In 1913, appropriate media propaganda accompanied the takeover, including such favorites as:

'the Act removed money from politics', and 'prevented banks from being at the mercy of boom and bust cycles'.

Like all quintessential lies, there is the element of truth in each. But not enough to merit the powers granted to the various Federal Reserve Boards, and especially its central one , in Washington, which soon evolved into a 'fourth branch of government' with powers to control not only money supply, but monetary-economic policy.

Now, what about Samuelson's claim of some "conspiracy" to use government money to benefit Wall Street?

Well, this depends on how one defines conspiracy. Since all Fed discussions, decisions are ultimately made public, released out in the open, I would hardly call it a "conspiracy". But we do know, and I have already blogged on these issues, that when a group in charge of the money supply keeps interest rates and hence bank -CD yields at essentially ZERO, it IS benefiting the money pushers and traders on Maul Street. And it must know, because it's not comprised of stupid people, that average citizens - earning next to nada in their bank savings accounts, CDs or money market funds, will be forced to chase yield in risky stocks at some point. In other words, expose themselves to possible massive loss of principal, say in their 401ks.

They also know this process must be of benefit to the stock exchange and traders who will end up being the primary beneficiaries of this money. (Through their excessive fees and commissions, which remain irrespective of economic good times or bad, stock crashes or gains.)

It is also disingenuous to insist that the Fed's quantitative easing (both forms 1 and 2) were solely done out of the goodness of its little heart, to "save the country". Not when the main effect was to engender even cheaper stores of money for the speculators and commodities traders to gamble with! While Joe and Mary sit unemployed in their soon to be foreclosed home.

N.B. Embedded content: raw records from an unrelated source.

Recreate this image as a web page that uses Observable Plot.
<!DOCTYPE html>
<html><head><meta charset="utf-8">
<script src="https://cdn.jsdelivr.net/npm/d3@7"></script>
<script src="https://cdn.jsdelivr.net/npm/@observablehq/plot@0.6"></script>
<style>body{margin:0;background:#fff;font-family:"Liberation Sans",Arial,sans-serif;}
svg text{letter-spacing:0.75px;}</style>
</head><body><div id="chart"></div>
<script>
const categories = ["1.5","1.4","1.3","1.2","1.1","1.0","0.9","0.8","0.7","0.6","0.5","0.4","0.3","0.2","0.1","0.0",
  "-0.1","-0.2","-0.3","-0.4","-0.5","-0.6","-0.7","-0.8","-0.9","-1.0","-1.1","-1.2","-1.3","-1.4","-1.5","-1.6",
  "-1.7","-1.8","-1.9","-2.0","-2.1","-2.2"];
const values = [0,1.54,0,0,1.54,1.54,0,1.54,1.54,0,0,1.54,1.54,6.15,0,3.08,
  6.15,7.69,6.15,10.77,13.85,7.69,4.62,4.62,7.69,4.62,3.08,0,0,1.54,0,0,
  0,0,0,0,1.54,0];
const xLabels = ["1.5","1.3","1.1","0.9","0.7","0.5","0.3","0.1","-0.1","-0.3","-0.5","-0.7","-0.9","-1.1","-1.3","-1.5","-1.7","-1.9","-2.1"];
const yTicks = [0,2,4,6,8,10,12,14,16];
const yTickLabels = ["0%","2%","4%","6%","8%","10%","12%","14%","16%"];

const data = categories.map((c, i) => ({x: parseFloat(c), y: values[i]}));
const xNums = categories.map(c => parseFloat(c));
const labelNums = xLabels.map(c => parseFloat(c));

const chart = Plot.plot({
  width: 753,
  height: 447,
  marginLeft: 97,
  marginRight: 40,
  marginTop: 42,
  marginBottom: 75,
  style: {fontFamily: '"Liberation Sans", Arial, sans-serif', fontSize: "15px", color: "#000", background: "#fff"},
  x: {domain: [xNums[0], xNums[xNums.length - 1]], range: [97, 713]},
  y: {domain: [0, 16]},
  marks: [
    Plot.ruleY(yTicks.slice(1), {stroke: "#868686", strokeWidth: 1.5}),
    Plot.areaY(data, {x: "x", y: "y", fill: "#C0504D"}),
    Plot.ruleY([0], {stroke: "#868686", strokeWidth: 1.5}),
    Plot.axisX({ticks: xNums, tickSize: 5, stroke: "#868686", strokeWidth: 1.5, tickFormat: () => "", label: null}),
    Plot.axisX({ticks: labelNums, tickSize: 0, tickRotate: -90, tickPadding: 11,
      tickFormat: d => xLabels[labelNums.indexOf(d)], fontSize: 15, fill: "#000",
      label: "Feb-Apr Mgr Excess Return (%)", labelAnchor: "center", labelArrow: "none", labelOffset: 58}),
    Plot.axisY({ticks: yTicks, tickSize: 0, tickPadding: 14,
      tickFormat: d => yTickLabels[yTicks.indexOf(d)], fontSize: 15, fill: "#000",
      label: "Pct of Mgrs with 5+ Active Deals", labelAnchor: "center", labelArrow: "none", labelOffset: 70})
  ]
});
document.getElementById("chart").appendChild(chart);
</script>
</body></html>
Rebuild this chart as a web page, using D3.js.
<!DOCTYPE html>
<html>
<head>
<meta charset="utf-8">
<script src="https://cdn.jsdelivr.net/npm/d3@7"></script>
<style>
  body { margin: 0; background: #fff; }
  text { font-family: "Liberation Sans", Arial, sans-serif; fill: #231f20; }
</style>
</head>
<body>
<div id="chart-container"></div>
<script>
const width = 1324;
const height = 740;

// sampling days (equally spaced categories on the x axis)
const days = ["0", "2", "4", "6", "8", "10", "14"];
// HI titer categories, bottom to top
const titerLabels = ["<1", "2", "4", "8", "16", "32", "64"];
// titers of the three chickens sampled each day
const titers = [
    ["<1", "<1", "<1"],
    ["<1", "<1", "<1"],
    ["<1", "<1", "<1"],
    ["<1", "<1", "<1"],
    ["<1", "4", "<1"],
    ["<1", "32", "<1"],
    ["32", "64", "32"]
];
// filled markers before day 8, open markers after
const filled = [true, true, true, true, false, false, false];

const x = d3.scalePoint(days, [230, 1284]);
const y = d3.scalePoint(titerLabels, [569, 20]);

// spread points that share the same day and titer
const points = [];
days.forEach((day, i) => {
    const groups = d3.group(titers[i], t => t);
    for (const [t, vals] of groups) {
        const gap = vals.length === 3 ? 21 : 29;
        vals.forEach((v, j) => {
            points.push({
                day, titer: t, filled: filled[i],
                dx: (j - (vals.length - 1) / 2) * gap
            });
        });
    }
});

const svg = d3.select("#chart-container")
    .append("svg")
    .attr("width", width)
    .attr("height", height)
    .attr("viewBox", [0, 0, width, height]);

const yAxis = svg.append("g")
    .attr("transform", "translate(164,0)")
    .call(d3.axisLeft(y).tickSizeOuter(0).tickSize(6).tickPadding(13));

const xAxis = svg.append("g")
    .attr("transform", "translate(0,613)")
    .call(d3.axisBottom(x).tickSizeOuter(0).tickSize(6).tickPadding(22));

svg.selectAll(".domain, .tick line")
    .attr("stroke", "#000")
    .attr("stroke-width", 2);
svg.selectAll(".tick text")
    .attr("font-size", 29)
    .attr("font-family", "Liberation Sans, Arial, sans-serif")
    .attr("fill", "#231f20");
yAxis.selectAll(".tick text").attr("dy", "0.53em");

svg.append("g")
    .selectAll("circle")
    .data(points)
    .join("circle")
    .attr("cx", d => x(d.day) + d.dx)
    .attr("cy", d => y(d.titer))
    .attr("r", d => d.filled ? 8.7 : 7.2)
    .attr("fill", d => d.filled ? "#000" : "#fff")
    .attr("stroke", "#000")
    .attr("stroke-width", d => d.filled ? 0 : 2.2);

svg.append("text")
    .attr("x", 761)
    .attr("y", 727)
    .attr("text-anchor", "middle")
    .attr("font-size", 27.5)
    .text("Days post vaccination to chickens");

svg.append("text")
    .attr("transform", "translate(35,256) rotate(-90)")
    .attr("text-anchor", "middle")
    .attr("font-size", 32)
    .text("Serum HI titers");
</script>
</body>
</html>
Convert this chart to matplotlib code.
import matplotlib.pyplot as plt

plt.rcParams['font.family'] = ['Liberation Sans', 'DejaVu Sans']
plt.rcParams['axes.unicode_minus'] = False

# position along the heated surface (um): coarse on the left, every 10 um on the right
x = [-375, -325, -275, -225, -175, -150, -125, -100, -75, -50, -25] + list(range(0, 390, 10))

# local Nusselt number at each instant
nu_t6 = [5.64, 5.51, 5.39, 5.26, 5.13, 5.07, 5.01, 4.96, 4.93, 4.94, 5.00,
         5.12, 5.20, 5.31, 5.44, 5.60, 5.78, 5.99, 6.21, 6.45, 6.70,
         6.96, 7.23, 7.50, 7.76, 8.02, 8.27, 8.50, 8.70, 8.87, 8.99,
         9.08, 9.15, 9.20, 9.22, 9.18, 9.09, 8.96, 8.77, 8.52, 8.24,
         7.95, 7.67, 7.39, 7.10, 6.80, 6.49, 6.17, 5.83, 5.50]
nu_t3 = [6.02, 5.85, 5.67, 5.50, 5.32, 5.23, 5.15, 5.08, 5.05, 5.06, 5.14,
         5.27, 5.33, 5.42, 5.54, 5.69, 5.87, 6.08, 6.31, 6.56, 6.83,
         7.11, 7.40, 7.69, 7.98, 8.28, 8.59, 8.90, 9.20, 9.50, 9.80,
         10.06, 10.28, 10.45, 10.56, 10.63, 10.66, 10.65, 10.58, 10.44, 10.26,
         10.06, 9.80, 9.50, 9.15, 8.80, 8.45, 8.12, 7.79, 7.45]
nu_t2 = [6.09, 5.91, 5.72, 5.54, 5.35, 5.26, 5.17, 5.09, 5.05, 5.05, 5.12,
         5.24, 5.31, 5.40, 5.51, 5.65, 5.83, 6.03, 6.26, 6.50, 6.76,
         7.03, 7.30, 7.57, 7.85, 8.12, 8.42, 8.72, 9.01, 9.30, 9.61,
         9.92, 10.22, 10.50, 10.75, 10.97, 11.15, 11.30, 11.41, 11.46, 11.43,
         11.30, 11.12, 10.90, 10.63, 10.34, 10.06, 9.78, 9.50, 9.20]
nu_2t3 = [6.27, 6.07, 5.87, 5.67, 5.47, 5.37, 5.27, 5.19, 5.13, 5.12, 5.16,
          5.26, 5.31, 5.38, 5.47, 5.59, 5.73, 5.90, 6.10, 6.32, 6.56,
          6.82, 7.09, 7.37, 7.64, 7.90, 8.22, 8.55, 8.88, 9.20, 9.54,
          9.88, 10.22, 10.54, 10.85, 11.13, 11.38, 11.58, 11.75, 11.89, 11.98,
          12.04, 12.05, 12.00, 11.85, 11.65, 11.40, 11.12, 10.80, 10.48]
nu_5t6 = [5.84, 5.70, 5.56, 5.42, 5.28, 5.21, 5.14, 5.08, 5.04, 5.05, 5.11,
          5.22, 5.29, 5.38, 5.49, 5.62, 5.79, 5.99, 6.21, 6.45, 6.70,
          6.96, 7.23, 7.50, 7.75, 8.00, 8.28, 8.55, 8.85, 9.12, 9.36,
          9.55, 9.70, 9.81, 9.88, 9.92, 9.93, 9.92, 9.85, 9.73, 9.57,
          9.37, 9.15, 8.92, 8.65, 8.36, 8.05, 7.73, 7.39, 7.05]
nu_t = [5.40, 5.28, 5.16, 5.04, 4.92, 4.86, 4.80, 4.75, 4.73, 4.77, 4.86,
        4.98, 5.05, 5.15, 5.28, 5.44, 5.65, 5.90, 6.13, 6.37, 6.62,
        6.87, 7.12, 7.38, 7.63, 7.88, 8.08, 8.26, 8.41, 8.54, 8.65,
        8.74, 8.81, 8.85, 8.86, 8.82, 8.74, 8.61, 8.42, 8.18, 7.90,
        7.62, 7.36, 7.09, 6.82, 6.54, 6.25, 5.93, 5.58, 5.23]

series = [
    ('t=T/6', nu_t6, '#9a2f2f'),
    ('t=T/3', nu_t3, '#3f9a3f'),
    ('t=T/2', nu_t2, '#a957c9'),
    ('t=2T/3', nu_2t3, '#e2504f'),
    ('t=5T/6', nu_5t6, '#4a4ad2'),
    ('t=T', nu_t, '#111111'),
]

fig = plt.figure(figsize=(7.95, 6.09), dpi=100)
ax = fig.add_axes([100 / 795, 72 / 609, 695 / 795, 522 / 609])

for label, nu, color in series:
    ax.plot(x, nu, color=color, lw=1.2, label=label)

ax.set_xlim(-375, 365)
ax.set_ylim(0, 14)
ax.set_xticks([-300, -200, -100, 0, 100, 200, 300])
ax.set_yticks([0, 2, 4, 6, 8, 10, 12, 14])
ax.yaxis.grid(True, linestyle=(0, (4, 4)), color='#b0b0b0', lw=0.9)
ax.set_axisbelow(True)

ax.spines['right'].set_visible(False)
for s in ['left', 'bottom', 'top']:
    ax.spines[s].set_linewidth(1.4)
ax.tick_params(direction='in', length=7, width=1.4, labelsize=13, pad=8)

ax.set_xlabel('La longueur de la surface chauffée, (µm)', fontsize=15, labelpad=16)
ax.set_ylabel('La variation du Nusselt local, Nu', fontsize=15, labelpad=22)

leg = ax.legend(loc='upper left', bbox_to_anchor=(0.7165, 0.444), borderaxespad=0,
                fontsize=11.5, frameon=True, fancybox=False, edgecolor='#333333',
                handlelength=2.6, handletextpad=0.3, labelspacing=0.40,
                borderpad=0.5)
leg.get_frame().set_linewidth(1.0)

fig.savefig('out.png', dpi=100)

As for the fuss Samuelson makes over the claimed "$7.7 trillion" the Fed was to have secretly lent to banks, I already exposed that as false in a prior blog:

http://brane-space.blogspot.com/2011/12/stocks-still-fastest-way-to-lose-your.html

As I noted:

"The Fed has pumped more than $1.6 trillion (not $7.7. trillion as has been cited in many liberal blogs) of "free money" to the banksters which has essentially helped keep fixed income yields extremely low as its chased the unwise into risky stocks"

So no, I was never one of the bloggers who hyped the numbers. I tend to check my facts before I commit fingers to keyboard!

What I would like to see, all Samuelson's blather to the contrary, is the Fed take a more responsible role toward the average citizen, on Main Street. They could do this by raising interest rates to at least 1.0% so seniors don't have to chase yield in risky stocks when they will likely eventually be faced with higher out of pocket health care costs.

But in the end, the point to bear in mind, is that so long as the Fed exists it will more likely act to benefit the banks and the speculators on Wall Street than the average Joe or Jane. As Livingstone observed, this is exactly why the Fed's creation was "evidence for the emergence of a modern ruling class".

And as we know so well, ruling classes don't like to share!